Records with drawing code:
------------------------------------------------------------------------
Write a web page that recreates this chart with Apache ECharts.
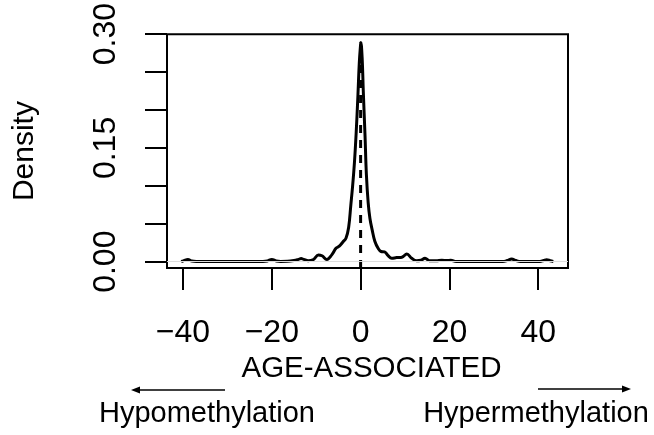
<!DOCTYPE html>
<html>
<head>
<meta charset="utf-8">
<script src="https://cdn.jsdelivr.net/npm/echarts@6/dist/echarts.min.js"></script>
<style>html,body{margin:0;padding:0;background:#fff;}#c{width:654px;height:435px;}</style>
</head>
<body>
<div id="c"></div>
<script>
// Density curve
const xValues = [-40.4,-39.8,-38.9,-38.0,-37.0,-30,-22,-21.0,-20.0,-19.0,-18.0,-16.5,-15.0,-14.0,-13.4,-12.8,-11.8,-10.6,-9.5,-8.7,-7.6,-6.5,-5.5,-4.8,-4.0,-3.3,-2.7,-2.2,-1.8,-1.4,-1.0,-0.6,-0.3,0.0,0.05,0.35,0.6,1.0,1.3,1.7,2.1,2.6,3.2,4.0,4.6,5.4,6.2,7.0,8.1,9.3,10.4,11.5,12.6,13.6,14.5,15.5,17.0,18.3,19.4,20.3,21.5,32.0,33.0,34.0,35.0,36.0,40.4,41.2,41.9,42.7,43.4];
const densityValues = [0.0003,0.0015,0.003,0.0008,0.0004,0.0004,0.0004,0.001,0.003,0.001,0.0004,0.0005,0.0015,0.003,0.0042,0.003,0.0013,0.003,0.009,0.0078,0.003,0.009,0.018,0.0205,0.026,0.031,0.045,0.075,0.100,0.130,0.170,0.220,0.262,0.287,0.289,0.268,0.225,0.165,0.115,0.078,0.057,0.042,0.027,0.017,0.0135,0.013,0.008,0.0045,0.0055,0.006,0.010,0.0045,0.0013,0.002,0.0045,0.0013,0.0012,0.002,0.0015,0.002,0.0004,0.0004,0.0015,0.0035,0.0015,0.0004,0.0004,0.0015,0.0027,0.0012,0.0004];
const xTicks = [-40,-20,0,20,40];
const yTicks = [0,0.05,0.10,0.15,0.20,0.25,0.30];
const yLabelTicks = [0,0.15,0.30];
const peakValue = 0.289;

const FONT = '"Liberation Sans", Arial, Helvetica, sans-serif';
const chart = echarts.init(document.getElementById('c'), null, {renderer:'canvas'});
const curve = xValues.map((x,i)=>[x,densityValues[i]]);
chart.setOption({
  animation:false,
  backgroundColor:'#fff',
  grid:{left:167, right:86, top:33, bottom:167, show:true, borderColor:'#000', borderWidth:2, backgroundColor:'transparent'},
  xAxis:{type:'value', min:-43.6, max:46.7,
    axisLine:{show:false, onZero:false}, splitLine:{show:false},
    axisTick:{show:true, customValues:xTicks, length:22, lineStyle:{color:'#000', width:2}},
    axisLabel:{customValues:xTicks, margin:49, color:'#000', fontSize:32, fontFamily:FONT,
      formatter:v=> (v<0? '\u2212'+Math.abs(v) : String(v))},
    name:'AGE-ASSOCIATED', nameLocation:'middle', nameGap:82,
    nameTextStyle:{color:'#000', fontSize:29.5, fontFamily:FONT, padding:[0,0,0,8]}
  },
  yAxis:{type:'value', min:-0.0083, max:0.30,
    axisLine:{show:false, onZero:false}, splitLine:{show:false},
    axisTick:{show:true, customValues:yTicks, length:22, lineStyle:{color:'#000', width:2}},
    axisLabel:{customValues:yLabelTicks, rotate:90, margin:45, color:'#000', fontSize:32, fontFamily:FONT,
      formatter:v=>v.toFixed(2)},
    name:'Density', nameLocation:'middle', nameGap:127, nameRotate:90,
    nameTextStyle:{color:'#000', fontSize:30, fontFamily:FONT}
  },
  series:[
    {type:'line', data:curve, smooth:0.4, showSymbol:false, lineStyle:{color:'#000', width:3}, z:3,
     markLine:{silent:true, symbol:'none', label:{show:false}, lineStyle:{color:'#ddd', width:1, type:'solid'}, data:[{yAxis:0}]}},
    {type:'line', data:[[0,-0.0083],[0,peakValue]], showSymbol:false, lineStyle:{color:'#000', width:3, type:[8,7]}, z:2}
  ],
  graphic:[
    {type:'line', shape:{x1:138, y1:390, x2:225, y2:390}, style:{stroke:'#000', lineWidth:1.5}},
    {type:'polygon', shape:{points:[[131,390],[140,386.5],[140,393.5]]}, style:{fill:'#000'}},
    {type:'line', shape:{x1:538, y1:389, x2:624, y2:389}, style:{stroke:'#000', lineWidth:1.5}},
    {type:'polygon', shape:{points:[[631,389],[622,385.5],[622,392.5]]}, style:{fill:'#000'}},
    {type:'text', x:207, y:414, style:{text:'Hypomethylation', fill:'#000', font:'29px '+FONT, textAlign:'center', textVerticalAlign:'middle'}},
    {type:'text', x:536, y:414, style:{text:'Hypermethylation', fill:'#000', font:'29px '+FONT, textAlign:'center', textVerticalAlign:'middle'}}
  ]
});
</script>
</body>
</html>
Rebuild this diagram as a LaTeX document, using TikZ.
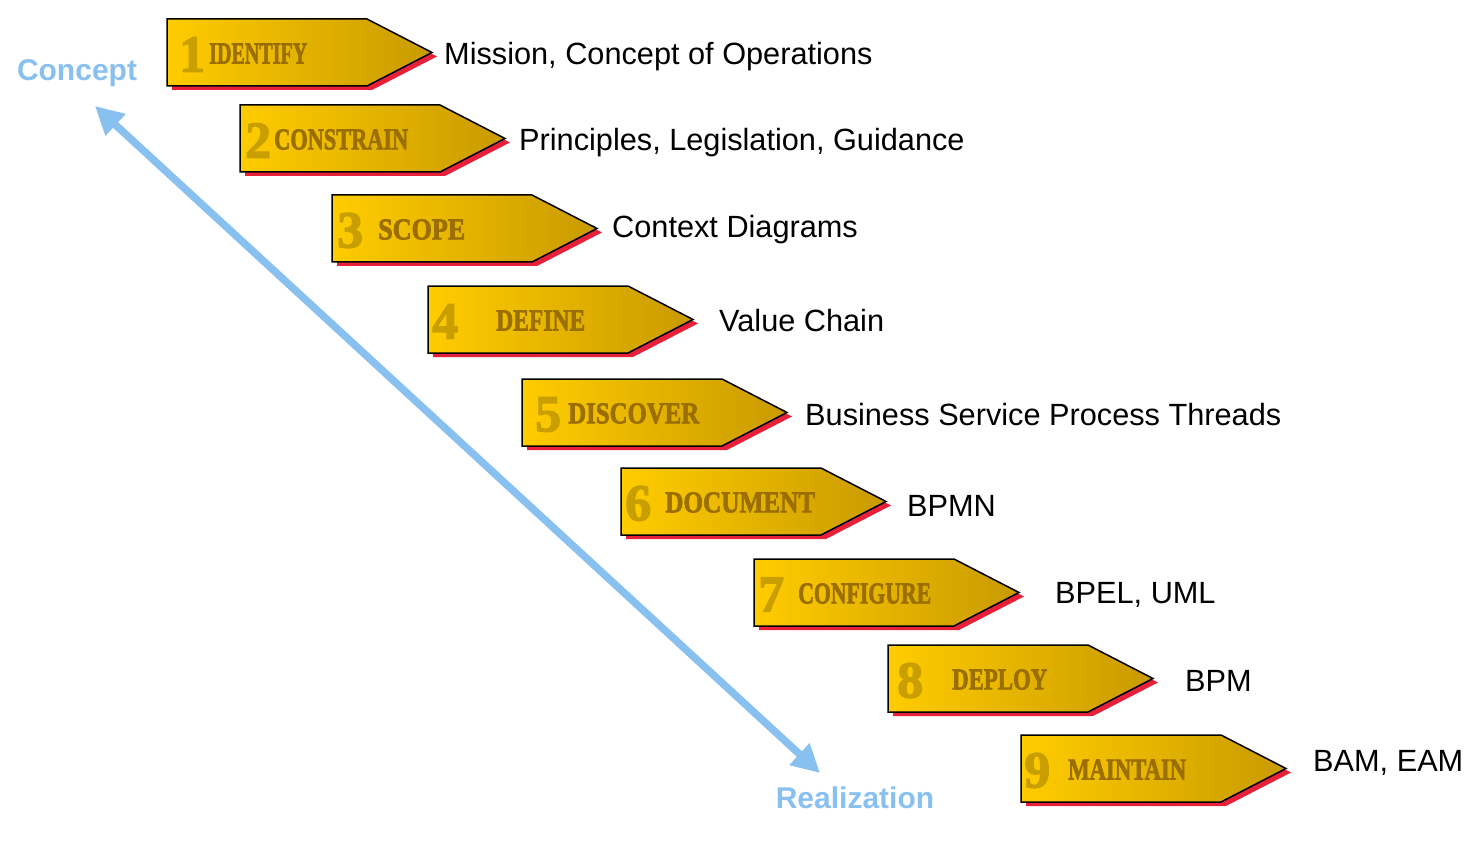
\documentclass[tikz,border=0pt]{standalone}
\usepackage{fontspec}
\setmainfont{Liberation Sans}
\newfontfamily\stencilfont{Liberation Serif}[BoldFeatures={FakeBold=2.5}]
\usetikzlibrary{arrows.meta}
\definecolor{goldL}{HTML}{FFCC00}
\definecolor{goldR}{HTML}{C99A00}
\definecolor{numC}{HTML}{C99E00}
\definecolor{wordC}{HTML}{9A6F00}
\definecolor{shadowred}{HTML}{E8213A}
\definecolor{skyblue}{HTML}{88C0F0}
\tikzset{
  stepshadow/.style={fill=shadowred},
  stepbody/.style={left color=goldL, right color=goldR, draw=black, line width=1.5pt, line join=miter},
  numstyle/.style={inner sep=0pt, anchor=west, text=numC, font=\stencilfont\bfseries\fontsize{52}{52}\selectfont},
  wordstyle/.style={inner sep=0pt, anchor=west, text=wordC, font=\stencilfont\bfseries},
  labstyle/.style={inner sep=0pt, anchor=base west, text=black, font=\fontsize{30.7}{36}\selectfont},
  phasestyle/.style={inner sep=0pt, anchor=base, text=skyblue, font=\bfseries\fontsize{30}{36}\selectfont},
  timeline/.style={draw=skyblue, line width=7.5pt, {Triangle[length=28pt,width=28pt]}-{Triangle[length=28pt,width=28pt]}}
}
\begin{document}
\begin{tikzpicture}[x=1pt,y=-1pt]
\useasboundingbox (0,0) rectangle (1469,850);
\foreach \i/\L/\T/\num/\nx/\word/\wx/\ww in {
  1/167/19/1/179/IDENTIFY/209/98,
  2/240/105/2/245/CONSTRAIN/274/134,
  3/332/195/3/337/SCOPE/378/87,
  4/428/286/4/432/DEFINE/496/89,
  5/522/379/5/535/DISCOVER/568/131,
  6/621/468/6/625/DOCUMENT/665/150,
  7/754/559/7/758/CONFIGURE/798/133,
  8/888/645/8/897/DEPLOY/952/95,
  9/1021/735/9/1024/MAINTAIN/1068/118}{
  \fill[stepshadow] (\L+5,\T+4) -- ++(200,0) -- ++(65,33.5) -- ++(-65,33.5) -- ++(-200,0) -- cycle;
  \shadedraw[stepbody] (\L,\T) -- ++(200,0) -- ++(65,33.5) -- ++(-65,33.5) -- ++(-200,0) -- cycle;
  \node[numstyle] (n\i) at (\nx,\T+35.5) {\num};
  \node[wordstyle] (w\i) at (\wx,\T+34.5) {\resizebox{\ww pt}{20pt}{\word}};
}
\node[labstyle] (l1) at (444,65) {Mission, Concept of Operations};
\node[labstyle] (l2) at (519,151) {Principles, Legislation, Guidance};
\node[labstyle] (l3) at (612,238) {Context Diagrams};
\node[labstyle] (l4) at (719,331) {Value Chain};
\node[labstyle] (l5) at (805,425) {Business Service Process Threads};
\node[labstyle] (l6) at (907,516) {BPMN};
\node[labstyle] (l7) at (1055,603) {BPEL, UML};
\node[labstyle] (l8) at (1185,691) {BPM};
\node[labstyle] (l9) at (1313,771) {BAM, EAM};
\node[phasestyle] (concept) at (77,81) {Concept};
\node[phasestyle] (realization) at (855,808) {Realization};
\coordinate (conceptEnd) at (95,106);
\coordinate (realEnd) at (820,773);
\draw[timeline] (conceptEnd) -- (realEnd);
\end{tikzpicture}
\end{document}
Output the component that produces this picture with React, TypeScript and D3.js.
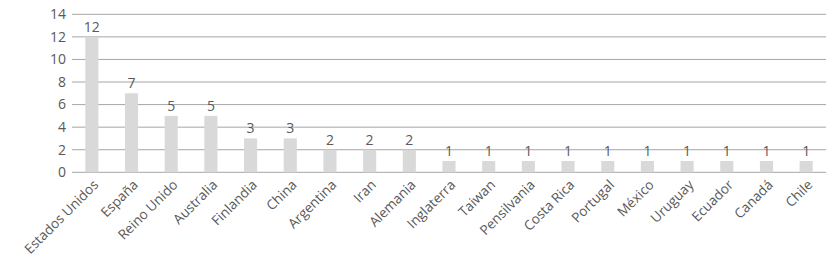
import React from "react";
import * as d3 from "d3";

const categories = ["Estados Unidos","España","Reino Unido","Australia","Finlandia","China","Argentina","Iran","Alemania","Inglaterra","Taiwan","Pensilvania","Costa Rica","Portugal","México","Uruguay","Ecuador","Canadá","Chile"];
const values = [12,7,5,5,3,3,2,2,2,1,1,1,1,1,1,1,1,1,1];
const yTicks = [0,2,4,6,8,10,12,14];

export default function App() {
  const W = 838, H = 268;
  const left = 72, right = 826, top = 14.3, bottom = 172.3;
  const x = d3.scaleBand<string>().domain(categories).range([left, right]).paddingInner(0.67).paddingOuter(0.335);
  const y = d3.scaleLinear().domain([0, 14]).range([bottom, top]);
  const font = "'Open Sans', 'Segoe UI', sans-serif";
  const textColor = "#595959";
  return (
    <svg width={W} height={H} style={{ position: "absolute", left: 0, top: 0 }} fontFamily={font}>
      {yTicks.map(t => (
        <g key={t}>
          <line x1={left} x2={right} y1={y(t)} y2={y(t)} stroke="#a6a6a6" strokeWidth={1} />
          <text x={left - 6} y={y(t)} dy="0.35em" textAnchor="end" fontSize={14} fill={textColor}>{t}</text>
        </g>
      ))}
      {categories.map((c, i) => {
        const bx = x(c)!;
        const cx = bx + x.bandwidth() / 2;
        return (
          <g key={c}>
            <rect x={bx} y={y(values[i])} width={x.bandwidth()} height={bottom - y(values[i])} fill="#d9d9d9" />
            <text x={cx} y={y(values[i]) - 5} textAnchor="middle" fontSize={14} fill={textColor}>{values[i]}</text>
            <text transform={`translate(${cx + 4},${bottom + 10}) rotate(-45)`} textAnchor="end" dy="0.35em" fontSize={13.6} fill={textColor}>{c}</text>
          </g>
        );
      })}
    </svg>
  );
}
------------------------------------------------------------------------
Brief:
Above are the records; copy exactly the lines from the one with "Output the component" through the one with "const yTicks = [0,2,4,6,8,10,12,14];", including both, and nothing more. Leave out pictures.

Problem solution:
Output the component that produces this picture with React, TypeScript and D3.js.
import React from "react";
import * as d3 from "d3";

const categories = ["Estados Unidos","España","Reino Unido","Australia","Finlandia","China","Argentina","Iran","Alemania","Inglaterra","Taiwan","Pensilvania","Costa Rica","Portugal","México","Uruguay","Ecuador","Canadá","Chile"];
const values = [12,7,5,5,3,3,2,2,2,1,1,1,1,1,1,1,1,1,1];
const yTicks = [0,2,4,6,8,10,12,14];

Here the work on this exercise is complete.